Apparently as soon as [Kalaji] left the [Spanish] police academy, he was assigned to infiltrate extremist groups and so he got acquainted with such nice guys as Abu Dadah, currently under trial for the 9/11 plot and who will be on trial again in the future for his role on March 11. He also was assigned to the security detail of Judge Garzón, now on leave and teaching at a New York university — who insisted that, no matter what Aznar was saying on March 11, he knew from minute 1 that…the bombings had been by Islamic terrorists, not ETA. I think we know now why.
And that's not all: Kalaji's sister was the translator for the police in charge of translat[ing] the wiretapped conversations between the alleged March 11 culprits before the bombings. And his ex-wife, also a police officer, was the first to arrive at the scene where another key [piece of] evidence pointing to Islamic terrorists and not ETA was found: a white van with detonators and some tapes with Koranic verses. Socialists blame Aznar's government for hiding this but, of course, maybe its guys got there first....
The evidence presented thus far by El Mundo is, to be sure, inconclusive. Yet, it strongly suggests that at least some in the Spanish police may know considerably more about who was really behind the 3/11 bombings — attacks that undid the electoral fortunes of the Spanish government, brought to power socialists hostile to its most important domestic and foreign policies and precipitated changes in those policies that could only encourage terrorists to interfere in elections elsewhere.
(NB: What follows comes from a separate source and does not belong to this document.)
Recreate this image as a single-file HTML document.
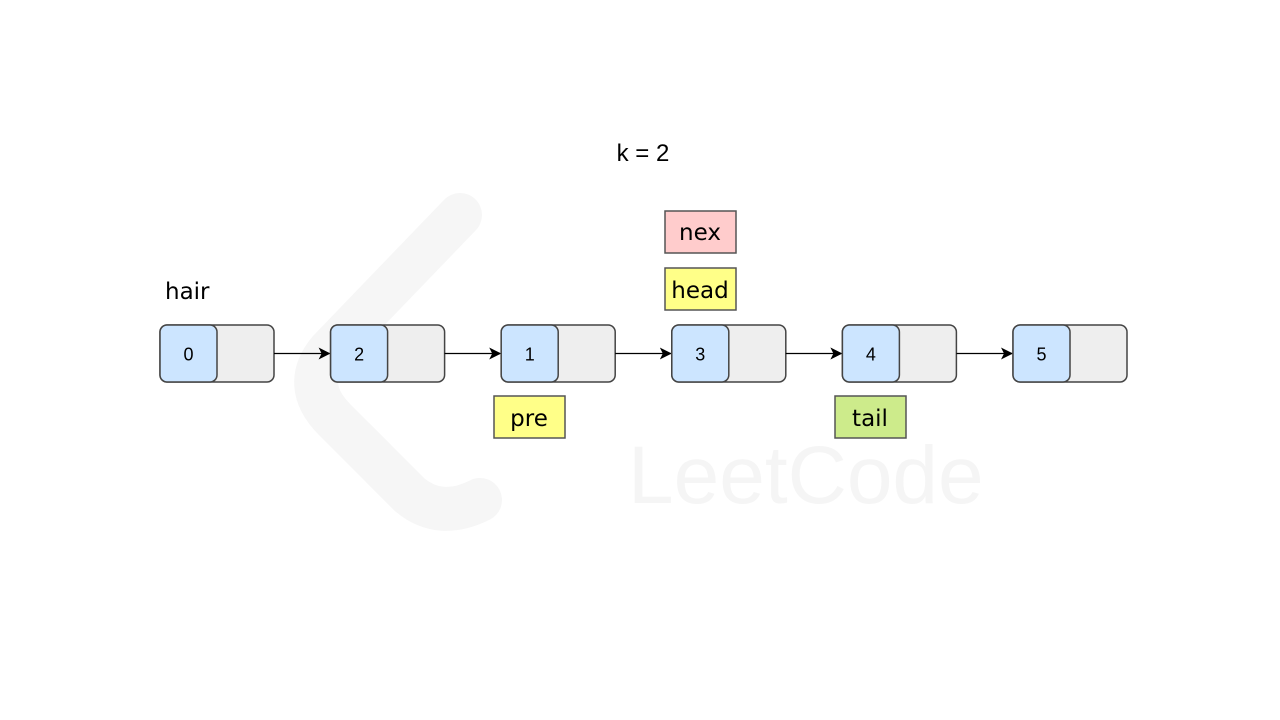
<!DOCTYPE html>
<html><head><meta charset="utf-8"><style>
html,body{margin:0;padding:0;background:#fff;}
svg{display:block;}
</style></head><body>
<svg width="1280" height="720" viewBox="0 0 1280 720" xmlns="http://www.w3.org/2000/svg">
<defs><marker id="ah" markerWidth="12" markerHeight="12" refX="11" refY="6" orient="auto" markerUnits="userSpaceOnUse"><path d="M0,0 L12,6 L0,12 L3,6 Z" fill="#000"/></marker></defs>
<g fill="none" stroke="#f6f6f6" stroke-linecap="round">
<path d="M460,215 L330,350 Q300,385 335,420 L410,495 Q440,520 480,500" stroke-width="44"/>
</g>
<text x="628" y="503" font-family="Liberation Sans, sans-serif" font-size="82" fill="#f5f5f5">LeetCode</text>
<text x="643" y="161" text-anchor="middle" font-family="Liberation Sans, sans-serif" font-size="24" fill="#000">k = 2</text>
<text x="165" y="299" font-family="'Comic Sans MS','DejaVu Sans',sans-serif" font-size="23" fill="#000">hair</text>
<g id="nodes"></g>
<g font-family="'Comic Sans MS','DejaVu Sans',sans-serif" font-size="23" text-anchor="middle">
<rect x="665" y="211" width="71" height="42" fill="#ffcccc" stroke="#555" stroke-width="1.5"/>
<text x="700" y="240">nex</text>
<rect x="665" y="268" width="71" height="42" fill="#ffff88" stroke="#555" stroke-width="1.5"/>
<text x="700" y="298">head</text>
<rect x="494" y="396" width="71" height="42" fill="#ffff88" stroke="#555" stroke-width="1.5"/>
<text x="529" y="426">pre</text>
<rect x="835" y="396" width="71" height="42" fill="#cdeb8b" stroke="#555" stroke-width="1.5"/>
<text x="870" y="426">tail</text>
</g>
</svg>
<script>
const values = ['0','2','1','3','4','5'];
const g = document.getElementById('nodes');
const NS = 'http://www.w3.org/2000/svg';
const x0 = 160, step = 170.6, y = 325, w = 114, h = 57;
values.forEach((v,i)=>{
  const x = x0 + i*step;
  const grp = document.createElementNS(NS,'g');
  
  
  const r = document.createElementNS(NS,'rect');
  r.setAttribute('x',x);r.setAttribute('y',y);r.setAttribute('width',w);r.setAttribute('height',h);
  r.setAttribute('rx',7);r.setAttribute('fill','#eeeeee');r.setAttribute('stroke','#444');r.setAttribute('stroke-width',1.5);
  grp.appendChild(r);
  const b = document.createElementNS(NS,'rect');
  b.setAttribute('x',x);b.setAttribute('y',y);b.setAttribute('width',57);b.setAttribute('height',h);
  b.setAttribute('rx',7);b.setAttribute('fill','#cce5ff');b.setAttribute('stroke','#444');b.setAttribute('stroke-width',1.5);
  grp.appendChild(b);
  const t = document.createElementNS(NS,'text');
  t.setAttribute('x',x+28.5);t.setAttribute('y',y+35.5);t.setAttribute('text-anchor','middle');
  t.setAttribute('font-family','Liberation Sans, sans-serif');t.setAttribute('font-size','18');
  t.textContent = v;
  grp.appendChild(t);
  g.appendChild(grp);
  if(i < values.length-1){
    const l = document.createElementNS(NS,'line');
    
    
    l.setAttribute('x1',x+w);l.setAttribute('y1',y+28.5);
    l.setAttribute('x2',x+step-1);l.setAttribute('y2',y+28.5);
    l.setAttribute('stroke','#000');l.setAttribute('stroke-width',1.3);
    l.setAttribute('marker-end','url(#ah)');
    g.appendChild(l);
  }
});
</script>
</body></html>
Given the stakes for Spain, for its relations with the United States, and for the democratic world more generally, there should be few higher priorities than getting to the bottom of what may be Spain’s Terrorgate. As the current Spanish government might have reasons for resisting a no-holds-barred investigation, and those in Washington anxious to foster improved bilateral ties may be reluctant to press for one, it may fall to the sorts of citizen-activists and bloggers who thwarted Dan Rather’s notorious attempt to hijack America’s exercise of democracy in 2004 to find out precisely what happened to its Spanish counterpart.

http://www.nationalreview.com/gaffne...0505181246.asp



I could not find actual news. This is nothing. But in Spain every day comes ut more and more news, each of them more scary. If you understand spanish I can give you tons of links. I have opened a debate about this in the political area, may be you want to continue there...I would like every body to read what is going on in Spain.